Many people use a hybrid approach where most expenses go on cards for rewards and convenience, but problem categories like dining out, entertainment, or discretionary shopping use cash envelopes. This targets your tracking effort where it matters most while keeping the convenience of cards for everything else. You only add the extra work of cash management where you actually need the additional control and visibility.

Review Bank Statements the Old Fashioned Way

Sometimes the simplest tracking method is the best. If apps and spreadsheets feel overwhelming, just review your bank and credit card statements once per month. Scroll through every transaction and highlight or circle anything that surprises you or seems excessive. Look for patterns like how often you’re eating out, how much you’re spending on subscriptions, or where money is leaking.

This low tech approach requires no setup, no data entry, and no learning curve. You’re just looking at what actually happened and noticing patterns. After reviewing, write down two or three observations like “spent two hundred on restaurants this month” or “subscriptions totaled seventy five dollars.” These insights alone can drive behavior changes without needing detailed tracking systems.

Many banks let you download statements to Excel or PDF, making it easy to search for specific merchants or add up spending in particular areas. You can use your computer’s find function to search for every coffee shop transaction, every gas station purchase, or every occurrence of a specific store. This selective deep dive approach lets you investigate problem areas without tracking every single category comprehensively.

Set Spending Alerts Not Tracking Goals

Instead of tracking every purchase, set up alerts that notify you when you’re approaching limits. Most banks and credit cards allow you to create spending alerts that text or email you when you hit certain thresholds. You might set an alert when your credit card balance exceeds one thousand dollars, or when you’ve made more than three transactions at restaurants in a week.

These automated alerts catch problems as they happen without requiring you to actively monitor every transaction. You go about your life normally, and only get pulled into spending awareness when something worth noticing occurs. This reactive approach to tracking requires zero ongoing effort while still protecting you from overspending.

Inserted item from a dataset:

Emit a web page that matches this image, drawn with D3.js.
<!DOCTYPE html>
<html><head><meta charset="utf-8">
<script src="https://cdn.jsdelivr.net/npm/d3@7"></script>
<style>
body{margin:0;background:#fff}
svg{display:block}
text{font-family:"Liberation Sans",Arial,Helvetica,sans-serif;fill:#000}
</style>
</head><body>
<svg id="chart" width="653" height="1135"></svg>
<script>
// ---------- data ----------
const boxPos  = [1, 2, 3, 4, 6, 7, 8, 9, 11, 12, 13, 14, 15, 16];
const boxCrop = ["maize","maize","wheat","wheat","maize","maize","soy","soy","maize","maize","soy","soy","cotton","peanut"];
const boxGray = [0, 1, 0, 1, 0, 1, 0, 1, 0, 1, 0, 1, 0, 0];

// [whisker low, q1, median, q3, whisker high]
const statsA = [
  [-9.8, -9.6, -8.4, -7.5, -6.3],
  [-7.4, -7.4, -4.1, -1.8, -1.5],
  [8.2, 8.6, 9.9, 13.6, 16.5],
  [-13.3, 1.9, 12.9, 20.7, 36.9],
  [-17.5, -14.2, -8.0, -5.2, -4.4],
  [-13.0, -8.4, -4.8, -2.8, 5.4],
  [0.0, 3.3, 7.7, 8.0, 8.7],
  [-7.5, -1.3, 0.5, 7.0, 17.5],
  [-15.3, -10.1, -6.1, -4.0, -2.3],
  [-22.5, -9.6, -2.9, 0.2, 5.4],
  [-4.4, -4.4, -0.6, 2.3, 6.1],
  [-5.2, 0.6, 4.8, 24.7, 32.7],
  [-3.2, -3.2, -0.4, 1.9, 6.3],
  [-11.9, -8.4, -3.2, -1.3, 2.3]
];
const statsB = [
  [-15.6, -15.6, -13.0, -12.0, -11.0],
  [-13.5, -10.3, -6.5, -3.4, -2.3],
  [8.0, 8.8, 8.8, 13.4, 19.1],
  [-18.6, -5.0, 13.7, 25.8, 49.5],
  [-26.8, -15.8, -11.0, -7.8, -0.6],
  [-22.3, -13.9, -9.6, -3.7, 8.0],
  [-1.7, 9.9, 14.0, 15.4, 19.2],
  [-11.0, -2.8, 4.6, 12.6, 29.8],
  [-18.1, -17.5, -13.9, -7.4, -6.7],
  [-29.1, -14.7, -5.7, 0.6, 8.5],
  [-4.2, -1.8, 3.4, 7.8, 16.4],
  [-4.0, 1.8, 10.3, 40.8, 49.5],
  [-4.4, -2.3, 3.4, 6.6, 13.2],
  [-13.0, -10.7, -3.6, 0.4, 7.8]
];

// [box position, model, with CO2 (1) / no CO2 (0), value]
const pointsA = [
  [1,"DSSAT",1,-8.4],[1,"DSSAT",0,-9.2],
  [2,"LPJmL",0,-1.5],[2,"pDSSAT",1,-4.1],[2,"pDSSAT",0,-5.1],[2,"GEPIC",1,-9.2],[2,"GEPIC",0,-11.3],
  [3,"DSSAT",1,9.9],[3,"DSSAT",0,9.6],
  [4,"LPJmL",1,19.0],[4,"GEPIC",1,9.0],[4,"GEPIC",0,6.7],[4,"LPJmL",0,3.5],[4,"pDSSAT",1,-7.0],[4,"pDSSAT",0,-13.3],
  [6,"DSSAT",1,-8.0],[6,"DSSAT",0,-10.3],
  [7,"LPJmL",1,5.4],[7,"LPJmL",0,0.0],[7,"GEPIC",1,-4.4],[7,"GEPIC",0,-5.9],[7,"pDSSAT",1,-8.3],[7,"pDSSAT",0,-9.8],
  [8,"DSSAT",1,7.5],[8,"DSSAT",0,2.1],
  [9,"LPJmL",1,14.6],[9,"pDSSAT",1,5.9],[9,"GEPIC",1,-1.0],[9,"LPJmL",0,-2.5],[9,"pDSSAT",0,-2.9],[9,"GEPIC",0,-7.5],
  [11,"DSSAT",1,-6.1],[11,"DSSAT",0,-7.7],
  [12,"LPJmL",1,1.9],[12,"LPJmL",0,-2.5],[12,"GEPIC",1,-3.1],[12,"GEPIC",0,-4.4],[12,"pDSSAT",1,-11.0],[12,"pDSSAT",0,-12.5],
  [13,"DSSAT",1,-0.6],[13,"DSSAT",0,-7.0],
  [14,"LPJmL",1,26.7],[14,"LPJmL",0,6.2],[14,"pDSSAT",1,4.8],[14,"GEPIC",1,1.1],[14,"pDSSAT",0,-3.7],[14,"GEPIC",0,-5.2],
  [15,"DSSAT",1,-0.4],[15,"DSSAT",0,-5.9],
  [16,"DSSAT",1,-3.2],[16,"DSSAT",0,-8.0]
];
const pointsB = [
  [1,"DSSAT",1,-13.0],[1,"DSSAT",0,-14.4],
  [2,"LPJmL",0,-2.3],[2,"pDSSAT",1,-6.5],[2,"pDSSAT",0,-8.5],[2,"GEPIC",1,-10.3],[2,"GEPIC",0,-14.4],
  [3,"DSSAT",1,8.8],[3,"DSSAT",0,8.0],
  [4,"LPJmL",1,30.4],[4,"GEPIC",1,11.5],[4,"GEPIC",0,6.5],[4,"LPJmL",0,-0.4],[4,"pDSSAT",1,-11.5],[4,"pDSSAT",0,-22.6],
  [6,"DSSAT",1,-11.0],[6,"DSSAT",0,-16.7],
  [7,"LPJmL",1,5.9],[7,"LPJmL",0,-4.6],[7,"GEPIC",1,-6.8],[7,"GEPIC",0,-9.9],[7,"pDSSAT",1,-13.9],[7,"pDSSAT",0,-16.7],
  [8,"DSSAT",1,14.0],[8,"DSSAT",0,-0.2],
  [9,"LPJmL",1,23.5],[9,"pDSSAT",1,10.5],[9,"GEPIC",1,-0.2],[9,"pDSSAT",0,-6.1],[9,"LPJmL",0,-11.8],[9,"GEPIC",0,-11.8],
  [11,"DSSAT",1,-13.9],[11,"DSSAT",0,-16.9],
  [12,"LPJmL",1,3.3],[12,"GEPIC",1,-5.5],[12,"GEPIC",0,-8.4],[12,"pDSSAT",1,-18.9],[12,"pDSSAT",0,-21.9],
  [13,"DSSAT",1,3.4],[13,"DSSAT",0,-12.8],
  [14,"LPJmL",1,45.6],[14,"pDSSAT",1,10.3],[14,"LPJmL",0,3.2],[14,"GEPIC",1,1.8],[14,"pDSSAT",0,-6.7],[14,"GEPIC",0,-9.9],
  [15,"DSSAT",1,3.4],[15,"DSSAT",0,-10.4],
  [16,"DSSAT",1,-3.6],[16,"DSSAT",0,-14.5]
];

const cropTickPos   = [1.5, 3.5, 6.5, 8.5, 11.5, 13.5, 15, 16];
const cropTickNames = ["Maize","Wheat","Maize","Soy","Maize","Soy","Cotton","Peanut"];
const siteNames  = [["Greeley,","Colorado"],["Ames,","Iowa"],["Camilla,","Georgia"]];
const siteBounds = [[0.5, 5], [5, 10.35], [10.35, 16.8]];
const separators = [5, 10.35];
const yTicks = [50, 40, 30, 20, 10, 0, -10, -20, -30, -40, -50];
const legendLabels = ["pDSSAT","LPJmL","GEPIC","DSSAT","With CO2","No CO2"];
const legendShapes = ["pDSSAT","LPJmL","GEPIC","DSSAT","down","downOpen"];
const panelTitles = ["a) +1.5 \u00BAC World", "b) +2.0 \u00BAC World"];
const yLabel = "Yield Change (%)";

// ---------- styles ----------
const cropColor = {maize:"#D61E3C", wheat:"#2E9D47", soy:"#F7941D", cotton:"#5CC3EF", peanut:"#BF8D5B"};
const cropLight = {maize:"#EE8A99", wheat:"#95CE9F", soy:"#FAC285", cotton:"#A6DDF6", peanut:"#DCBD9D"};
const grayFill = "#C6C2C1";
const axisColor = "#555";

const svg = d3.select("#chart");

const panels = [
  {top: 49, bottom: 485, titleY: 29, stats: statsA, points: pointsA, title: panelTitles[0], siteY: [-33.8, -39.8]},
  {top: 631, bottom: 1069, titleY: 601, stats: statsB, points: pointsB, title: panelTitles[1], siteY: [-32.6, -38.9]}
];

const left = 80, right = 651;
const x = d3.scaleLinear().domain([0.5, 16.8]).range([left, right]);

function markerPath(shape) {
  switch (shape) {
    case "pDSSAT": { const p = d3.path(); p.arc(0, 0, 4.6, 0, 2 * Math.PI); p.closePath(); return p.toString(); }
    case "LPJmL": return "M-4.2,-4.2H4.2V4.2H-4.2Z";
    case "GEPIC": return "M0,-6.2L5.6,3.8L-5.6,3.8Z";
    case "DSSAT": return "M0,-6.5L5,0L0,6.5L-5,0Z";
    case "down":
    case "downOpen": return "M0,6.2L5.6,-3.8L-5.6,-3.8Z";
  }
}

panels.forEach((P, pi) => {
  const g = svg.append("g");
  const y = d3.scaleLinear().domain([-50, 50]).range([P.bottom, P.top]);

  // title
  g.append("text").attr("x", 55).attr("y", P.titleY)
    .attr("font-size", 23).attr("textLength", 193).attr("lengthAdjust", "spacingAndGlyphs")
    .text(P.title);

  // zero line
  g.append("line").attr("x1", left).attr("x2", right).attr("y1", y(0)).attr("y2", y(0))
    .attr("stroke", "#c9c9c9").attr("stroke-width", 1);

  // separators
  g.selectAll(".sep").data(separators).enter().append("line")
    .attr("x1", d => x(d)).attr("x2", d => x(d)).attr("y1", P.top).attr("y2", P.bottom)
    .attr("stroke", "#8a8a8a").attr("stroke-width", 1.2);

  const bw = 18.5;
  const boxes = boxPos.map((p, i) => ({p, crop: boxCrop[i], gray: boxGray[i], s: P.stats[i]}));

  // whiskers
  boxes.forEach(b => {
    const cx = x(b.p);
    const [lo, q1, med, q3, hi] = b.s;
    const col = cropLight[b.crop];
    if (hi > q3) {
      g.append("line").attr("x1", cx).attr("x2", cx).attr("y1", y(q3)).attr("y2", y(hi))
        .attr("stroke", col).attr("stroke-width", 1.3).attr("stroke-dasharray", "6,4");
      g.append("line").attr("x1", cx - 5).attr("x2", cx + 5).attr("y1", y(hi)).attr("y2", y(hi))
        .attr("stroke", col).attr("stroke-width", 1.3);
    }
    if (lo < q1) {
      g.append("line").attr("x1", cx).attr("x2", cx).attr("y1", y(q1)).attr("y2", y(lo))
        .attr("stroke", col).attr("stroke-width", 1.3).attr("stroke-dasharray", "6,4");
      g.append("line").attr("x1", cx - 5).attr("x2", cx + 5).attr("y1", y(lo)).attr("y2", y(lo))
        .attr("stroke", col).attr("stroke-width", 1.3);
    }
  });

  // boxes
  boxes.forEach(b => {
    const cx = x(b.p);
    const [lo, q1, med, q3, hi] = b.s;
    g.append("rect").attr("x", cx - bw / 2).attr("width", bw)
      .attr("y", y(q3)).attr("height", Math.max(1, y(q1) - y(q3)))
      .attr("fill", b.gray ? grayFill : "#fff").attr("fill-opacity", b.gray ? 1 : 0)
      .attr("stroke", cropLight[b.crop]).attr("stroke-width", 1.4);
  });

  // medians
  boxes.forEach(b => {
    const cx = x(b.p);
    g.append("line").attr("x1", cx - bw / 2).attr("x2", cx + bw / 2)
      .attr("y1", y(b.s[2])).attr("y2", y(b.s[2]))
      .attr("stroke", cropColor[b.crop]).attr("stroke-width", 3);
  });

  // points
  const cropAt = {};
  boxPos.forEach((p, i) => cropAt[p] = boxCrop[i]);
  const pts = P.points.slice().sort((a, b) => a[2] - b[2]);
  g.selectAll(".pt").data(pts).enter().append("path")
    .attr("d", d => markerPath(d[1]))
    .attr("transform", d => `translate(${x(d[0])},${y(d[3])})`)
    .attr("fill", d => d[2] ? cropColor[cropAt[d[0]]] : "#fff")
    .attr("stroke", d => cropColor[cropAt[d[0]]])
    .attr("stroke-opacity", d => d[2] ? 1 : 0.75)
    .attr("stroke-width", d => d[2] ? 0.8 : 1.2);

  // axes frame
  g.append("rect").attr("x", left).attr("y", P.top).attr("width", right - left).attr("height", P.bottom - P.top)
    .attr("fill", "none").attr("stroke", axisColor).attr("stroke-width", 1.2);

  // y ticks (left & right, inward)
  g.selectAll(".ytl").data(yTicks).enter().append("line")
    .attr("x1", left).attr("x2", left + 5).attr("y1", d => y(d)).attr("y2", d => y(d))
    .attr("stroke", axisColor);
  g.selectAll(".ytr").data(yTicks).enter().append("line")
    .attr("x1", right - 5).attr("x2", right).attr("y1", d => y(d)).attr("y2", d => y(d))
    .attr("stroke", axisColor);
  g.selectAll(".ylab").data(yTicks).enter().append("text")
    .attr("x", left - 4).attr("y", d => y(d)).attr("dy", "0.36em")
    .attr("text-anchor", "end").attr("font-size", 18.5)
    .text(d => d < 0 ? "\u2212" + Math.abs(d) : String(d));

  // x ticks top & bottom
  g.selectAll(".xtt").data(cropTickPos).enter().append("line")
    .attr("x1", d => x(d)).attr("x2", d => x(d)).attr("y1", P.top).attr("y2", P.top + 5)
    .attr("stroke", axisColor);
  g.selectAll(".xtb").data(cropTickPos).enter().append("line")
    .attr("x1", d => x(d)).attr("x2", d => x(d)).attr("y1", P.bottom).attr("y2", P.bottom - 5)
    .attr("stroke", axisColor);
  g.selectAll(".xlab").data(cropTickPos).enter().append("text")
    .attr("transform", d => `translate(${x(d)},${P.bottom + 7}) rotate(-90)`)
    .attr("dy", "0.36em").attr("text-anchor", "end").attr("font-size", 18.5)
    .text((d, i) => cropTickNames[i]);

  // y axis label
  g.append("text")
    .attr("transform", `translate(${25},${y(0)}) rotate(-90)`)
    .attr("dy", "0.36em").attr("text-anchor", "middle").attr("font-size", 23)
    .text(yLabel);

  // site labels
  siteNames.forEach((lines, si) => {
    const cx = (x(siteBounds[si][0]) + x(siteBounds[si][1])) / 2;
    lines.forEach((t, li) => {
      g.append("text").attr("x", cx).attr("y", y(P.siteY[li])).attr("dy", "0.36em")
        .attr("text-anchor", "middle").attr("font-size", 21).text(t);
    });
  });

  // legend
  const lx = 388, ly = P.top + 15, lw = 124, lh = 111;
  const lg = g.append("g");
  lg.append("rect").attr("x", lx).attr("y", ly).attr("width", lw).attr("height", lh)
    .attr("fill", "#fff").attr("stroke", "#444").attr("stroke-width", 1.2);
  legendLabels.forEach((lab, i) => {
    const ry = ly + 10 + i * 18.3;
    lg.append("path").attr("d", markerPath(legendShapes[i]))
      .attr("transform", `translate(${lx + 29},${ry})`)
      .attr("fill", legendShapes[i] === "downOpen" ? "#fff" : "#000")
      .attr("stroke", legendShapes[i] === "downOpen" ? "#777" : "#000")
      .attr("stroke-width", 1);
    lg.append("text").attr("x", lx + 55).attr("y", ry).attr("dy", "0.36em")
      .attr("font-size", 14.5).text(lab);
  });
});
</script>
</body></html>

You can combine alerts with periodic reviews for an extremely low maintenance tracking system. The alerts catch immediate problems, and your monthly statement review catches patterns and trends. Together these provide sufficient visibility for most people without the daily burden of logging and categorizing every purchase. You stay informed enough to make good decisions without tracking dominating your mental energy.

Making Tracking Actually Sustainable

The tracking method that works is the one you’ll actually use consistently for months and years. That method looks different for everyone based on personality, lifestyle, and what aspects of spending you most need to monitor. Some people love detailed spreadsheets while others need the simplicity of just reviewing bank statements monthly. Neither approach is better, it’s entirely about what you’ll stick with.

Start with the absolute simplest approach that provides any useful information, even if it feels too basic. You can always add complexity later if needed, but you can’t sustain a system that’s too complex for your actual life and energy levels. Give yourself permission to track less perfectly and more sustainably. The insights from casual consistent tracking beat the nothing you’ll learn from an elaborate system you abandon after two weeks. Tracking spending is a tool that should make your financial life easier and clearer, not a source of stress and guilt that makes you avoid looking at your money entirely.